Smoked Chilli Brisket Nachos Recipe

1h 15m

Wondering what to do with leftover brisket? Here’s a recipe everyone is sure to love. Serve up a double layer of smoked chilli brisket nachos with tons of melted cheese and they’ll be wanting more.



1 bag tortilla chips
225 g cheddar cheese, shredded
225 g Gouda cheese, shredded
1 jalapeño pepper, thinly sliced
sour cream
handful oak or pecan wood chunks


2 tablespoons olive oil
1 red onion, diced
2½ cups leftover brisket, chopped
225 g red kidney beans, drained
225 g tomatoes, diced
⅓ cup tomato sauce
2 tablespoons chilli powder
2 tablespoons apple cider vinegar
¼ cup beef stock
salt and pepper, to taste


  1. Preheat your smoker to 120°C.
  2. Heat 2 tablespoons of olive oil in a cast-iron skillet.
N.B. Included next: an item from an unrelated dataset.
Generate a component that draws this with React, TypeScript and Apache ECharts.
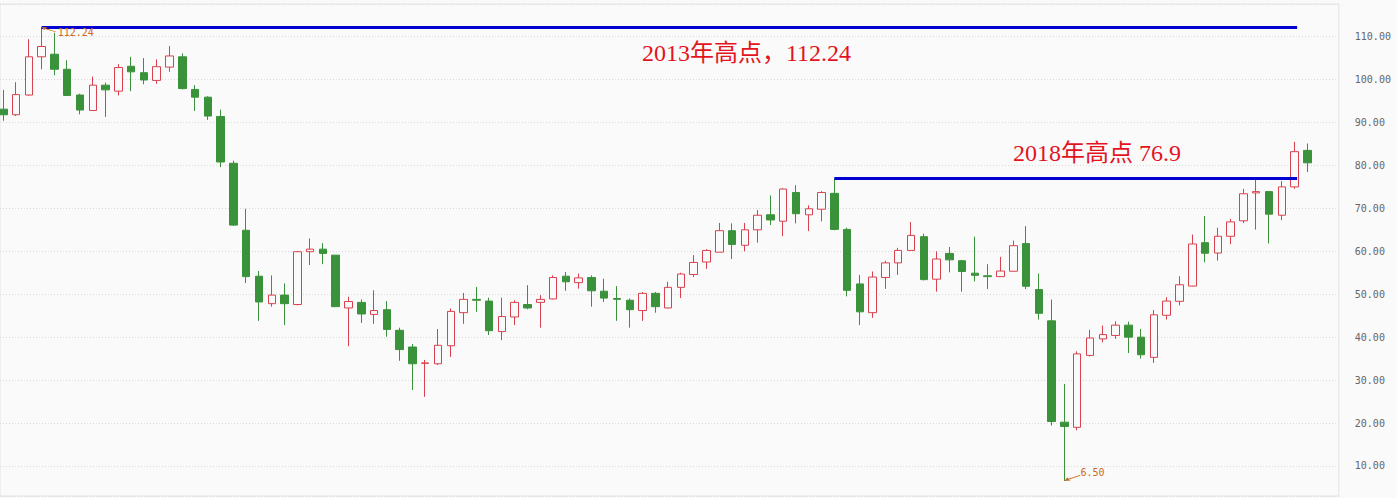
import { useEffect, useRef } from 'react';
import * as echarts from 'echarts';

// monthly candles: open / close / low / high
const opens = [
  93.1, 91.8, 96.4, 105.3, 105.9, 102.4, 96.4, 92.8, 98.7, 97.3,
  103.1, 101.6, 99.8, 102.9, 105.3, 97.7, 95.9, 91.4, 80.5, 64.9,
  54.2, 47.8, 49.8, 47.6, 59.9, 60.5, 59.1, 46.8, 48.1, 45.3,
  46.4, 41.6, 37.7, 33.9, 33.8, 38.0, 45.7, 48.8, 48.4, 41.3,
  44.7, 47.6, 48.1, 48.9, 54.2, 52.7, 53.9, 50.7, 49.0, 48.6,
  46.2, 50.2, 46.8, 51.6, 54.6, 57.5, 59.8, 64.8, 61.4, 65.0,
  68.5, 67.0, 73.7, 68.5, 69.8, 73.5, 65.1, 52.4, 45.7, 53.9,
  57.3, 60.2, 63.4, 53.5, 59.5, 57.8, 54.9, 54.3, 54.1, 55.35,
  61.8, 51.1, 43.8, 20.2, 19.0, 35.75, 39.6, 40.4, 42.8, 40.0,
  35.3, 45.1, 48.35, 51.9, 62.0, 59.6, 63.5, 67.1, 73.6, 73.9,
  68.4, 75.0, 83.5,
];
const closes = [
  91.8, 96.5, 105.3, 107.7, 102.4, 96.3, 92.9, 98.7, 97.6, 102.8,
  101.8, 99.9, 103.0, 105.5, 97.9, 95.9, 91.5, 80.8, 66.1, 54.1,
  48.2, 49.8, 47.8, 59.9, 60.5, 59.5, 47.1, 48.3, 45.4, 46.2,
  41.8, 37.1, 33.8, 34.0, 38.1, 46.0, 48.8, 48.6, 41.5, 44.8,
  48.1, 46.8, 48.8, 53.9, 52.9, 53.8, 50.8, 49.1, 48.8, 46.4,
  50.2, 47.1, 51.6, 54.7, 57.4, 60.2, 64.8, 61.6, 65.0, 68.4,
  67.3, 74.5, 68.75, 69.9, 73.7, 65.1, 50.9, 45.9, 54.0, 57.3,
  60.2, 63.7, 53.4, 58.2, 58.0, 55.3, 54.4, 54.1, 55.4, 61.3,
  51.85, 45.55, 20.35, 19.2, 36.1, 39.8, 40.6, 42.8, 40.0, 35.9,
  45.2, 48.4, 52.2, 61.7, 59.55, 63.5, 66.85, 73.4, 73.9, 68.65,
  75.0, 83.2, 80.6,
];
const lows = [
  90.4, 91.5, 96.2, 102.4, 101.0, 96.2, 91.9, 92.7, 91.3, 96.3,
  97.3, 98.9, 99.0, 101.8, 97.7, 92.7, 90.6, 79.6, 65.9, 52.6,
  43.8, 47.1, 42.8, 47.4, 56.8, 57.0, 47.1, 37.9, 43.3, 43.1,
  40.1, 34.5, 27.7, 26.1, 33.5, 35.4, 43.1, 45.9, 40.5, 39.3,
  42.8, 46.5, 42.2, 48.8, 50.8, 51.3, 47.1, 48.2, 43.8, 42.2,
  43.8, 45.7, 46.7, 49.1, 54.0, 55.9, 59.8, 58.2, 60.0, 62.0,
  66.1, 63.5, 66.5, 64.7, 67.0, 64.9, 49.5, 42.8, 44.5, 51.25,
  54.5, 60.2, 53.2, 50.6, 55.1, 50.6, 53.0, 51.2, 54.1, 55.35,
  51.2, 44.1, 19.4, 6.5, 18.3, 35.5, 38.8, 39.6, 36.3, 35.0,
  34.0, 44.1, 47.4, 51.85, 57.45, 57.8, 61.65, 66.55, 65.05, 61.8,
  67.25, 74.55, 78.45,
];
const highs = [
  97.6, 99.4, 109.4, 112.24, 110.9, 104.5, 96.7, 100.7, 99.3, 103.6,
  105.3, 105.0, 104.7, 107.8, 106.1, 98.7, 96.1, 93.0, 81.1, 69.9,
  55.4, 54.4, 52.5, 60.1, 63.0, 61.9, 59.1, 49.4, 48.8, 50.9,
  48.4, 42.2, 38.4, 34.7, 41.9, 46.7, 50.3, 51.7, 49.2, 49.2,
  48.6, 52.1, 49.8, 54.4, 55.2, 54.8, 54.4, 53.6, 51.9, 49.0,
  50.5, 50.5, 52.9, 55.0, 59.1, 60.5, 66.6, 66.5, 66.6, 69.6,
  73.0, 74.7, 75.4, 70.7, 74.0, 76.9, 65.5, 54.5, 55.3, 57.8,
  60.8, 66.8, 64.1, 60.0, 61.0, 58.0, 63.4, 57.0, 58.7, 62.5,
  65.85, 54.8, 48.75, 29.1, 36.7, 41.7, 42.7, 43.7, 43.6, 41.9,
  46.3, 49.3, 54.2, 63.9, 68.2, 65.5, 67.55, 74.55, 76.7, 73.9,
  76.35, 85.5, 85.1,
];

const high2013 = 112.24;
const high2013Index = 3;
const high2018 = 76.9;
const high2018Index = 65;
const lineEndIndex = 101;
const lowValue = 6.5;
const lowIndex = 83;

// visible window: the first candle is slightly cut at the left edge
const xMin = -0.26;
const xMax = 104.46;
const yMin = 3;
const yMax = 117.6;

const RED = '#d8424e';
const GREEN = '#3a923a';
const BG = '#fafafa';
const NOTE = '#d0691e';

export default function App() {
  const chartRef = useRef<HTMLDivElement>(null);

  useEffect(() => {
    document.body.style.margin = '0';
    document.body.style.background = BG;
    if (!chartRef.current) return;
    const chart = echarts.init(chartRef.current, undefined, { renderer: 'svg' });

    const candles = opens.map((o, i) => [i, o, closes[i], lows[i], highs[i]]);

    chart.setOption({
      animation: false,
      backgroundColor: BG,
      grid: {
        left: 0,
        right: 58.2,
        top: 4,
        bottom: 2,
        show: true,
        borderColor: '#e3e3e3',
        borderWidth: 1,
        backgroundColor: BG,
      },
      xAxis: {
        type: 'value',
        min: xMin,
        max: xMax,
        axisLine: { show: false },
        axisTick: { show: false },
        axisLabel: { show: false },
        splitLine: { show: false },
      },
      yAxis: {
        type: 'value',
        position: 'right',
        min: yMin,
        max: yMax,
        splitNumber: 11,
        axisLine: { show: false },
        axisTick: { show: false },
        axisLabel: {
          showMinLabel: false,
          showMaxLabel: false,
          margin: 16,
          color: '#666',
          fontSize: 10,
          fontFamily: '"DejaVu Sans Mono", monospace',
          formatter: (v: number) => v.toFixed(2),
        },
        splitLine: { lineStyle: { color: '#d9d9d9', type: [1, 2], width: 1 } },
      },
      graphic: [
        {
          type: 'text',
          left: 642,
          top: 41,
          style: {
            text: '2013年高点，112.24',
            fill: '#e3141e',
            font: '24px "Liberation Serif", "Noto Sans CJK SC", serif',
          },
        },
        {
          type: 'text',
          left: 1013,
          top: 141,
          style: {
            text: '2018年高点 76.9',
            fill: '#e3141e',
            font: '24px "Liberation Serif", "Noto Sans CJK SC", serif',
          },
        },
      ],
      series: [
        {
          type: 'candlestick',
          data: candles,
          encode: { x: 0, y: [1, 2, 3, 4] },
          barWidth: 8,
          itemStyle: {
            color: BG,
            color0: GREEN,
            borderColor: RED,
            borderColor0: GREEN,
            borderWidth: 1,
          },
          markLine: {
            silent: true,
            symbol: ['none', 'none'],
            label: { show: false },
            lineStyle: { color: '#0000d2', width: 3, type: 'solid' },
            data: [
              [{ coord: [high2013Index, high2013] }, { coord: [lineEndIndex + 0.2, high2013] }],
              [{ coord: [high2018Index, high2018] }, { coord: [lineEndIndex + 0.2, high2018] }],
            ],
          },
          markPoint: {
            silent: true,
            data: [
              {
                coord: [high2013Index, high2013],
                symbol: 'path://M0,0 L4,0.3 L2.8,1.3 L10,4.4 L9.7,5 L2.4,1.9 L1.8,3.2 Z',
                symbolSize: [14, 5],
                symbolKeepAspect: false,
                symbolOffset: [7, 2.5],
                itemStyle: { color: NOTE },
                label: {
                  show: true,
                  position: 'right',
                  distance: 2,
                  offset: [0, 3],
                  formatter: '112.24',
                  color: NOTE,
                  fontSize: 10,
                  fontFamily: '"DejaVu Sans Mono", monospace',
                },
              },
              {
                coord: [lowIndex, lowValue],
                symbol: 'path://M0,5 L4,4.7 L2.8,3.7 L10,0.6 L9.7,0 L2.4,3.1 L1.8,1.8 Z',
                symbolSize: [16, 6],
                symbolKeepAspect: false,
                symbolOffset: [8, -3],
                itemStyle: { color: NOTE },
                label: {
                  show: true,
                  position: 'right',
                  distance: 1,
                  offset: [-1, -5],
                  formatter: '6.50',
                  color: NOTE,
                  fontSize: 10,
                  fontFamily: '"DejaVu Sans Mono", monospace',
                },
              },
            ],
          },
        },
      ],
    });

    return () => chart.dispose();
  }, []);

  return <div ref={chartRef} style={{ width: 1397, height: 498 }} />;
}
Add red onion and sauté for 2 minutes.
  3. Chop your leftover brisket to fill 2½ cups. Add brisket, kidney beans, tomatoes, tomato sauce, chilli powder, apple cider vinegar, beef stock, salt and pepper to the cast-iron skillet. Stir and simmer for 2 minutes.
  4. Place the skillet in your smoker and toss a handful of oak or pecan wood chunks onto hot coals. Close the lid and cook for 1 hour at 120°C.
  5. Arrange tortilla chips across the bottom of a cool cast-iron skillet. Spoon half of the chilli on top of the chips. Top with cheddar and Gouda cheeses. Repeat to build a second layer of nachos.
  6. While arranging your nachos, bring the temperature of your smoker up to 160°C.
  7. Place the skillet with your nachos in the smoker and cook for 25 minutes at 160°C. Once you remove the nachos from the smoker, top with sour cream and jalapeño pepper slices. Serve and enjoy.